During a briefing in London on Friday, Iran’s envoy to the UK, Mohsen Baharvand, called on the International Atomic Energy Agency (IAEA) to allow authorities in Tehran more time to probe potential sabotage at a centrifuge workshop in the city of Karaj, which was also rocked by a mysterious explosion over the summer.

“There was a sabotage there by Israel and some cameras were damaged and there was some investigation going on,” the ambassador said, as cited by Bloomberg, adding that Iranian investigators are considering whether the cameras may have been used as part of the attack. 

We just asked IAEA to wait for a time for that investigation to be over.

However, in official documents obtained by AFP last month, the IAEA “categorically” rejected the notion that its surveillance cameras played any role in the blast, after the Iranian government told the agency it was looking into possible sabotage.

Though no actor took responsibility for the June attack, the New York Times, citing intelligence sources, reported that the site in Keraj was on a list of targets that Israel presented to the Trump administration sometime last year. It was far from the first strange incident at an Iranian facility, with a similar attack taking place at another site in Natanz back in April – also pinned on Israel by the authorities in Tehran.

A series of IAEA monitoring devices were set up at nuclear sites after Iran limited access for inspectors, part of an effort to scale back compliance with a nuclear deal struck with world powers in 2015. The United States walked away from the pact under ex-President Donald Trump, reimposing all sanctions and prompting Iran to gradually move away from its own commitments. Amid that fallout, a stop-gap agreement was struck with the IAEA to continue allowing remote surveillance at sensitive facilities, including the centrifuge complex in Karaj. 

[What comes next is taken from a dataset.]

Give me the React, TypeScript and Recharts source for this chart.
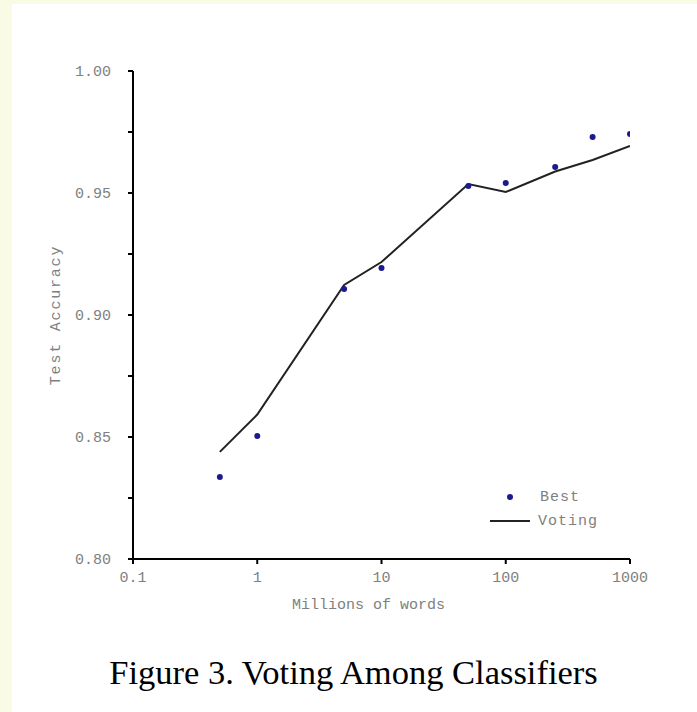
import React from 'react';
import { ComposedChart, Line, Scatter, XAxis, YAxis, Legend, Label } from 'recharts';

const words = [0.5, 1, 5, 10, 50, 100, 250, 500, 1000];
const bestAcc = [0.8336, 0.8504, 0.9107, 0.9193, 0.9529, 0.9541, 0.9607, 0.973, 0.9742];
const votingAcc = [0.8439, 0.8592, 0.9123, 0.9217, 0.9537, 0.9504, 0.9588, 0.9635, 0.9693];
const xTicks = [0.1, 1, 10, 100, 1000];
const yTicks = [0.8, 0.825, 0.85, 0.875, 0.9, 0.925, 0.95, 0.975, 1.0];

const data = words.map((w, i) => ({ x: w, best: bestAcc[i], voting: votingAcc[i] }));

const MONO = '"Liberation Mono", "DejaVu Sans Mono", monospace';
const GRAY = '#808080';
const DOT = '#1b1b8f';

const legendContent = () => (
  <svg width={130} height={50} style={{ display: 'block' }}>
    <circle cx={22} cy={13} r={3} fill={DOT} />
    <text x={52} y={13} dominantBaseline="central" fontFamily={MONO} fontSize={15} fill={GRAY} letterSpacing={1}>Best</text>
    <line x1={2} y1={37} x2={42} y2={37} stroke="#222" strokeWidth={2} />
    <text x={50} y={37} dominantBaseline="central" fontFamily={MONO} fontSize={15} fill={GRAY} letterSpacing={1}>Voting</text>
  </svg>
);

export default function App() {
  return (
    <div style={{ position: 'fixed', left: 0, top: 0, width: 697, height: 712, background: '#fafbe4', overflow: 'hidden' }}>
      <div style={{ position: 'absolute', left: 12, top: 4, right: 0, bottom: 0, background: '#ffffff' }} />
      <div style={{ position: 'absolute', left: 0, top: 0 }}>
        <ComposedChart
          width={697}
          height={712}
          data={data}
          margin={{ top: 71, right: 67, bottom: 93, left: 53 }}
        >
          <XAxis
            dataKey="x"
            type="number"
            scale="log"
            domain={[0.1, 1000]}
            ticks={xTicks}
            tickFormatter={(v: number) => String(v)}
            axisLine={{ stroke: '#000', strokeWidth: 2 }}
            tickLine={{ stroke: '#000', strokeWidth: 2 }}
            tickSize={5}
            tickMargin={7}
            height={60}
            tick={{ fontFamily: MONO, fontSize: 15, fill: GRAY }}
            allowDataOverflow
          >
            <Label
              value="Millions of words"
              position="insideBottom"
              offset={10}
              dx={-13}
              style={{ fontFamily: MONO, fontSize: 15, fill: GRAY }}
            />
          </XAxis>
          <YAxis
            type="number"
            domain={[0.8, 1.0]}
            ticks={yTicks}
            tickFormatter={(v: number) => (Math.round(v * 1000) % 50 === 0 ? v.toFixed(2) : '')}
            axisLine={{ stroke: '#000', strokeWidth: 2 }}
            tickLine={{ stroke: '#000', strokeWidth: 2 }}
            tickSize={5}
            tickMargin={17}
            width={80}
            tick={{ fontFamily: MONO, fontSize: 15, fill: GRAY }}
            allowDataOverflow
          >
            <Label
              value="Test Accuracy"
              angle={-90}
              position="insideLeft"
              offset={2}
              style={{ fontFamily: MONO, fontSize: 15, fill: GRAY, textAnchor: 'middle', letterSpacing: 1.8 }}
            />
          </YAxis>
          <Legend
            layout="vertical"
            align="center"
            verticalAlign="middle"
            content={legendContent}
            wrapperStyle={{ position: 'absolute', left: 488, top: 484, width: 130, height: 50 }}
          />
          <Line
            dataKey="voting"
            type="linear"
            stroke="#222"
            strokeWidth={2}
            dot={false}
            activeDot={false}
            isAnimationActive={false}
            legendType="line"
          />
          <Scatter
            dataKey="best"
            fill={DOT}
            shape={(p: any) => <circle cx={p.cx} cy={p.cy} r={3} fill={DOT} />}
            isAnimationActive={false}
          />
        </ComposedChart>
      </div>
      <div
        style={{
          position: 'absolute',
          left: 0,
          top: 655,
          width: 707,
          textAlign: 'center',
          fontFamily: '"Liberation Serif", "Times New Roman", serif',
          fontSize: 34.5,
          lineHeight: '34px',
          color: '#000',
          whiteSpace: 'nowrap',
        }}
      >
        Figure 3. Voting Among Classifiers
      </div>
    </div>
  );
}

Washington has urged Tehran to allow the IAEA to replace one camera destroyed in the June attack, even vowing an “appropriate response” should it decline to do so. The atomic watchdog itself has also raised concerns, with IAEA Director General Rafael Mariano Grossi stating last month that the agency is “close to the point when [it] would not be able to guarantee continuity of knowledge” concerning Iran’s nuclear energy program.

The sabotage probe continues as American and Iranian officials resume talks to revive the nuclear deal, which recently started anew following a lengthy hiatus. Despite the diplomatic efforts, however, the Biden administration appears to be hardening its stance, even stating that Washington is now considering its options should negotiations fail. Israel, too, has reportedly pushed to conduct joint military drills with the US to prepare for a potential strike on Iranian nuclear infrastructure in the event no deal is reached.